NT Research

In yesterday's post I outlined the eight functional specialties that Lonergan identifies as part of the theological enterprise. In this post I will elaborate upon the first of these--namely, research--with specific reference to New Testament studies. Note that everything that follows will be equally applicable to Hebrew Bible and I would bet also classical studies, but since I am a New Testament scholar I write specifically with that discipline in mind.

Research simply involves gathering and organizing the data relevant for answering one's question. When located within the broader work of theology it prepares the way for scholars working in the next functional specialty, interpretation, which is more or less identical to what New Testament scholars traditionally call "exegesis." When research is thus understood we can immediately grasp that it encompasses the New Testament sub-disciplines known as textual criticism, source criticism, form criticism, redaction criticism, and genre criticism.

That it encompasses textual criticism should require little defense, for the work of textual criticism is precisely to organize what constitutes the "raw" data of New Testament studies, namely the manuscripts in which the New Testament is written. After all, the term "Gospel of Mark," for instance, does not denote a single text but rather it serves as a covering term to reference a set of not-quite-identical yet still-quite-similar texts. Thus texts such as the Nestle-Aland 28 (or the BHS in Hebrew Bible studies) represent not the text of the New Testament but a particular scholarly organization of the relevant data. Such tools as critical apparatuses are designed to aid scholars in quickly identifying potentially relevant diversity in the manuscript tradition. The work of textual criticism also includes the quite important work of dating particular manuscripts, identifying patterns within the manuscript variants, etc. None of this work is interpretation or history proper, in that it neither tells us what the text means or reconstructs specific concrete events, but it all stands as necessary preparatory work without which neither interpretation nor history could proceed.

That source, form, redaction, and genre criticism are research perhaps requires some defense. These are certainly not interpretation in that they are disinterested in the substantial content of the texts (i.e. they are not interested in the question of meaning), but some might well argue that they are history in that they offer to identify the relationship between and the nature of various biblical material. In fact however, whilst the results of these criticisms might well have impact upon the work of history they are not yet history but rather descriptions of literary relationships and literary forms. The judgment that Matthew knew and used the Gospel of Mark and another text called Q does not constitute exegesis and only constitutes history in the most trivial of senses, for history is concerned not primarily with identifying what happened but with why what happened did happen and precisely on in the particular way that it happened. That Matthew used the Gospel of Mark does not tell us what Matthew why Matthew used the Gospel of Mark; only history, building upon the work of interpretation, can tell us that. Likewise, that the Gospel of Matthew represents a genre called Greco-Roman Βιος tells us only about the form of the text; it can have implications for how we interpret the text but it is not yet interpretation proper. So, again, we are at best dealing with the necessary preparatory work without which neither interpretation nor history could proceed.

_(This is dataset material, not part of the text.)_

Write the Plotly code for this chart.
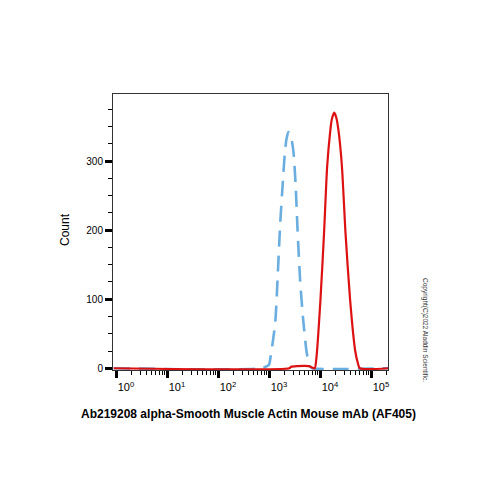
import plotly.graph_objects as go

# Isotype / control (blue dashed) histogram
ctrl_x = [0.9, 700, 1000, 1050, 1320, 1510, 1660, 1860, 2040, 2200, 2400, 2700, 3020, 3310, 3630, 4070, 4680, 5500, 6300, 7000, 215000]
ctrl_y = [0, 0, 5, 12, 65, 147, 210, 268, 311, 332, 342, 335, 313, 268, 200, 128, 70, 22, 3, 0, 0]

# Stained sample (red solid) histogram
samp_x = [0.9, 2500, 2700, 3500, 6000, 7000, 7900, 8500, 10200, 12000, 13800, 15700, 17000, 19000, 21000, 23400, 26900, 31600, 38900, 49000, 55000, 60300, 215000]
samp_y = [0, 0, 2, 3, 3, 1, 0, 15, 99, 196, 292, 340, 360, 370, 362, 340, 292, 196, 99, 25, 8, 0, 0]

x_tickvals = [1, 10, 100, 1000, 10000, 100000]
x_ticktext = ["10<sup>0</sup>", "10<sup>1</sup>", "10<sup>2</sup>", "10<sup>3</sup>", "10<sup>4</sup>", "10<sup>5</sup>"]
x_minor = [m * d for d in [1, 10, 100, 1000, 10000] for m in range(2, 10)] + [200000]
y_tickvals = [0, 100, 200, 300]
y_minor = [25, 50, 75, 125, 150, 175, 225, 250, 275, 325, 350, 375]

x_title = "Ab219208 alpha-Smooth Muscle Actin Mouse mAb (AF405)"
y_title = "Count"
copyright_text = "Copyright(C)2022 Aladdin Scientific."

fig = go.Figure()
fig.add_trace(go.Scatter(x=ctrl_x, y=ctrl_y, mode="lines",
                         line=dict(color="#6aaee0", width=2.6, dash="16px,9px", shape="spline", smoothing=0.6),
                         hoverinfo="skip", showlegend=False))
fig.add_trace(go.Scatter(x=samp_x, y=samp_y, mode="lines",
                         line=dict(color="#dd1111", width=2.2, shape="spline", smoothing=0.6),
                         hoverinfo="skip", showlegend=False))

font_family = "Liberation Sans, Arial, sans-serif"

ML, MR, MT, MB = 113, 112, 94, 130
fig.update_layout(
    width=500, height=500,
    margin=dict(l=ML, r=MR, t=MT, b=MB),
    paper_bgcolor="white", plot_bgcolor="white",
    font=dict(family=font_family, color="black", size=11),
    showlegend=False,
)
fig.update_xaxes(
    type="log", range=[-0.059, 5.333],
    tickvals=x_tickvals, ticktext=x_ticktext,
    ticks="outside", ticklen=7, tickwidth=2.5, tickcolor="black",
    minor=dict(ticks="outside", ticklen=4, tickwidth=1, tickcolor="black", tickvals=x_minor),
    showline=True, linecolor="#333", linewidth=1, mirror=True,
    showgrid=False, zeroline=False,
    tickfont=dict(size=11, family=font_family),
    ticklabelshift=10,
)
fig.update_yaxes(
    range=[-2.5, 397],
    tickvals=y_tickvals,
    ticks="outside", ticklen=7, tickwidth=2.5, tickcolor="black",
    minor=dict(ticks="outside", ticklen=4, tickwidth=1, tickcolor="black", tickvals=y_minor),
    showline=True, linecolor="#333", linewidth=1, mirror=True,
    showgrid=False, zeroline=False,
    tickfont=dict(size=10, family=font_family),
)

pw, ph = 500 - ML - MR, 500 - MT - MB
def px2paper(px, py):
    return (px - ML) / pw, (500 - MB - py) / ph

for text, (px, py), angle, fnt in [
    (y_title, (65, 230), -90, dict(size=12, family=font_family)),
    ("<b>" + x_title + "</b>", (248, 414), 0, dict(size=12, family=font_family)),
    (copyright_text, (425, 330), 90, dict(size=6.5, family=font_family, color="#333")),
]:
    xx, yy = px2paper(px, py)
    fig.add_annotation(text=text, x=xx, y=yy, xref="paper", yref="paper",
                       xanchor="center", yanchor="middle", showarrow=False,
                       textangle=angle, font=fnt)

fig.write_html("out.html")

Many of the great difficulties besetting our discipline stem from the fact that much of what passes for "interpretation" and "history" is in fact simply prep work for actual interpretation and history. Thus we treat the work of research as if it were an end on to itself, without recognizing that by its very nature the work of research represents just the very first steps in the broader work of New Testament studies. Thus we mistake literary relationships for historical relationships. This is never more obvious than we equivocate on the use of the words "Matthew," "Mark," "Luke," and "John," vacillating between using them as references to the respective texts or to the people who wrote the respective texts (what historically has been called the "writer," whether that "writer" denotes a single person or a collective). Sharper clarity on the distinction between literary and historical relationships could only serve to increase the quality of our scholarship.